*Data excerpt:*

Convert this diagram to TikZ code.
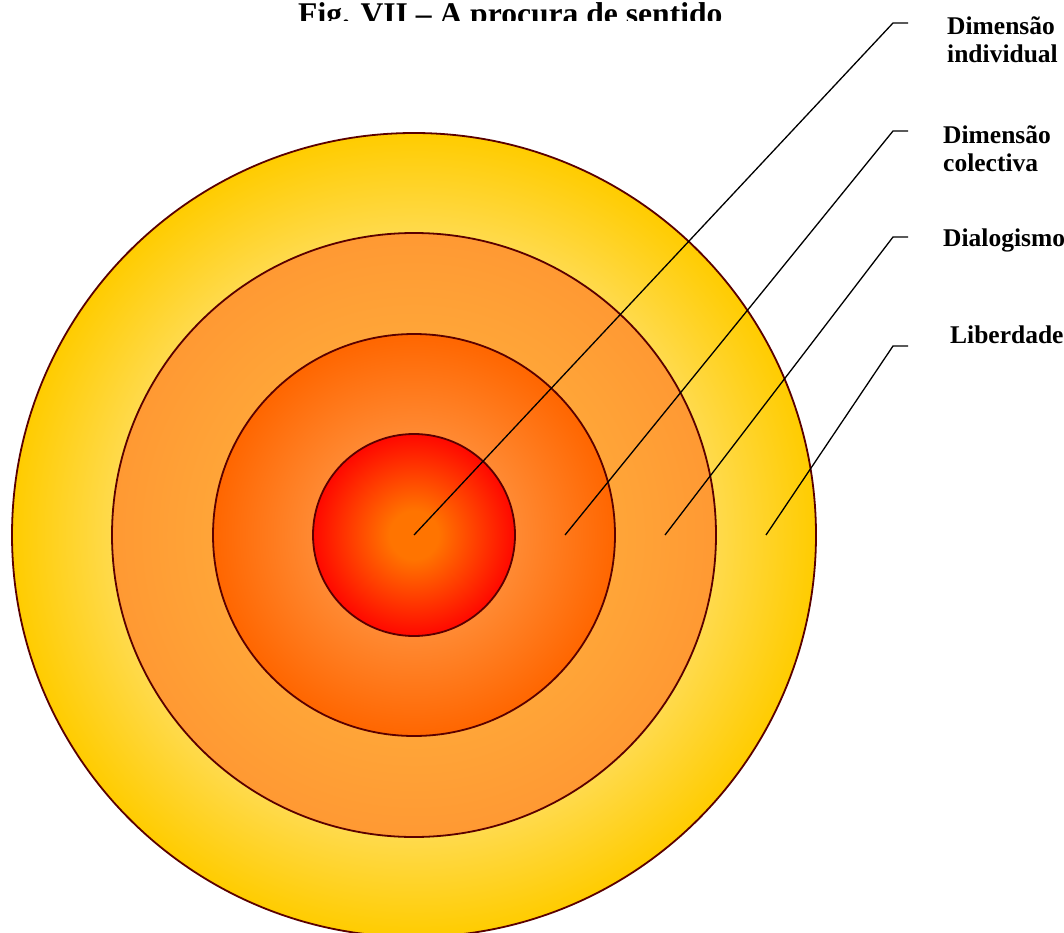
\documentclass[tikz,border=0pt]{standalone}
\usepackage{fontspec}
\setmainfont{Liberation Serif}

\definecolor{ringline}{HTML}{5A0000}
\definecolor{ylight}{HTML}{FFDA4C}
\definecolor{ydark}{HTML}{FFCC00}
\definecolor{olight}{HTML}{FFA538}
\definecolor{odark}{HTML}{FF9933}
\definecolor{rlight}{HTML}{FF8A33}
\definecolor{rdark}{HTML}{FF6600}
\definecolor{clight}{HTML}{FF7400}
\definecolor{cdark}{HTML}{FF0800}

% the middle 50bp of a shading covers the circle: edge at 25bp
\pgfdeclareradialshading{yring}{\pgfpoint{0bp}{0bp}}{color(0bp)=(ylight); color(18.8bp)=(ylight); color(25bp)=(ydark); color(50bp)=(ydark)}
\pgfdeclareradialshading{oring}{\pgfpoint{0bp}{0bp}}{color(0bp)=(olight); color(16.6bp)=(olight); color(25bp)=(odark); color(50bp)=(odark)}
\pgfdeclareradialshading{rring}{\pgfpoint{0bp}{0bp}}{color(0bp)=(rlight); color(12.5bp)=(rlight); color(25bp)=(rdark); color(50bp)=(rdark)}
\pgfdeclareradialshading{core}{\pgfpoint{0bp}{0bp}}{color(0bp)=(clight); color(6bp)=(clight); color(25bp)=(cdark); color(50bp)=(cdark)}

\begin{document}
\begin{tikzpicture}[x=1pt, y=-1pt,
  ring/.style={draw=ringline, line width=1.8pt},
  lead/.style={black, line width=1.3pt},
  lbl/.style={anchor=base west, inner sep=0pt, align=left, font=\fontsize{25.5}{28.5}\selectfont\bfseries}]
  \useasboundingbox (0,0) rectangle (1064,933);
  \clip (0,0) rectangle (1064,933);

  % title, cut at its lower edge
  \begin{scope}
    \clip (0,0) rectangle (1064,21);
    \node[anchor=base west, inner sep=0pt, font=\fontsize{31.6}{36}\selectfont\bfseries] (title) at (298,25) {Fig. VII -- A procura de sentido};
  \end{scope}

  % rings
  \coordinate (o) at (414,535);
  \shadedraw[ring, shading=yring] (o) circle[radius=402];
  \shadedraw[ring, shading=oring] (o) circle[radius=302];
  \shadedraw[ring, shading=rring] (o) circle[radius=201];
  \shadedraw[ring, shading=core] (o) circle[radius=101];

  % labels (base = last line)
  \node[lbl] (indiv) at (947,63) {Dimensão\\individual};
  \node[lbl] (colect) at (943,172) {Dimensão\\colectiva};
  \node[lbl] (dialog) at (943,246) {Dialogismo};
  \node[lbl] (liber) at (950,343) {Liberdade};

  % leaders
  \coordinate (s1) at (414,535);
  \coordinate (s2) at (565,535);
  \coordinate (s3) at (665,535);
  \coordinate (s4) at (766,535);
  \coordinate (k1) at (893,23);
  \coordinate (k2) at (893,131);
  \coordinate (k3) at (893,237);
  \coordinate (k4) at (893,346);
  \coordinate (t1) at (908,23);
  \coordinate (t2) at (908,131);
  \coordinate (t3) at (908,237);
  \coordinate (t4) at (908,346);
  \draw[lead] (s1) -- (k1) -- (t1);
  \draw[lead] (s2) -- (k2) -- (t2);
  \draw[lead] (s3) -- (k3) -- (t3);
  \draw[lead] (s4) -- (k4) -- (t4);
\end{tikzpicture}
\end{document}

*Directive:* Reproduce the data above in full, exactly as it is, with the pictures left out.

*Exercise output:*
Convert this diagram to TikZ code.
\documentclass[tikz,border=0pt]{standalone}
\usepackage{fontspec}
\setmainfont{Liberation Serif}

\definecolor{ringline}{HTML}{5A0000}
\definecolor{ylight}{HTML}{FFDA4C}
\definecolor{ydark}{HTML}{FFCC00}
\definecolor{olight}{HTML}{FFA538}
\definecolor{odark}{HTML}{FF9933}
\definecolor{rlight}{HTML}{FF8A33}
\definecolor{rdark}{HTML}{FF6600}
\definecolor{clight}{HTML}{FF7400}
\definecolor{cdark}{HTML}{FF0800}

% the middle 50bp of a shading covers the circle: edge at 25bp
\pgfdeclareradialshading{yring}{\pgfpoint{0bp}{0bp}}{color(0bp)=(ylight); color(18.8bp)=(ylight); color(25bp)=(ydark); color(50bp)=(ydark)}
\pgfdeclareradialshading{oring}{\pgfpoint{0bp}{0bp}}{color(0bp)=(olight); color(16.6bp)=(olight); color(25bp)=(odark); color(50bp)=(odark)}
\pgfdeclareradialshading{rring}{\pgfpoint{0bp}{0bp}}{color(0bp)=(rlight); color(12.5bp)=(rlight); color(25bp)=(rdark); color(50bp)=(rdark)}
\pgfdeclareradialshading{core}{\pgfpoint{0bp}{0bp}}{color(0bp)=(clight); color(6bp)=(clight); color(25bp)=(cdark); color(50bp)=(cdark)}

\begin{document}
\begin{tikzpicture}[x=1pt, y=-1pt,
  ring/.style={draw=ringline, line width=1.8pt},
  lead/.style={black, line width=1.3pt},
  lbl/.style={anchor=base west, inner sep=0pt, align=left, font=\fontsize{25.5}{28.5}\selectfont\bfseries}]
  \useasboundingbox (0,0) rectangle (1064,933);
  \clip (0,0) rectangle (1064,933);

  % title, cut at its lower edge
  \begin{scope}
    \clip (0,0) rectangle (1064,21);
    \node[anchor=base west, inner sep=0pt, font=\fontsize{31.6}{36}\selectfont\bfseries] (title) at (298,25) {Fig. VII -- A procura de sentido};
  \end{scope}

  % rings
  \coordinate (o) at (414,535);
  \shadedraw[ring, shading=yring] (o) circle[radius=402];
  \shadedraw[ring, shading=oring] (o) circle[radius=302];
  \shadedraw[ring, shading=rring] (o) circle[radius=201];
  \shadedraw[ring, shading=core] (o) circle[radius=101];

  % labels (base = last line)
  \node[lbl] (indiv) at (947,63) {Dimensão\\individual};
  \node[lbl] (colect) at (943,172) {Dimensão\\colectiva};
  \node[lbl] (dialog) at (943,246) {Dialogismo};
  \node[lbl] (liber) at (950,343) {Liberdade};

  % leaders
  \coordinate (s1) at (414,535);
  \coordinate (s2) at (565,535);
  \coordinate (s3) at (665,535);
  \coordinate (s4) at (766,535);
  \coordinate (k1) at (893,23);
  \coordinate (k2) at (893,131);
  \coordinate (k3) at (893,237);
  \coordinate (k4) at (893,346);
  \coordinate (t1) at (908,23);
  \coordinate (t2) at (908,131);
  \coordinate (t3) at (908,237);
  \coordinate (t4) at (908,346);
  \draw[lead] (s1) -- (k1) -- (t1);
  \draw[lead] (s2) -- (k2) -- (t2);
  \draw[lead] (s3) -- (k3) -- (t3);
  \draw[lead] (s4) -- (k4) -- (t4);
\end{tikzpicture}
\end{document}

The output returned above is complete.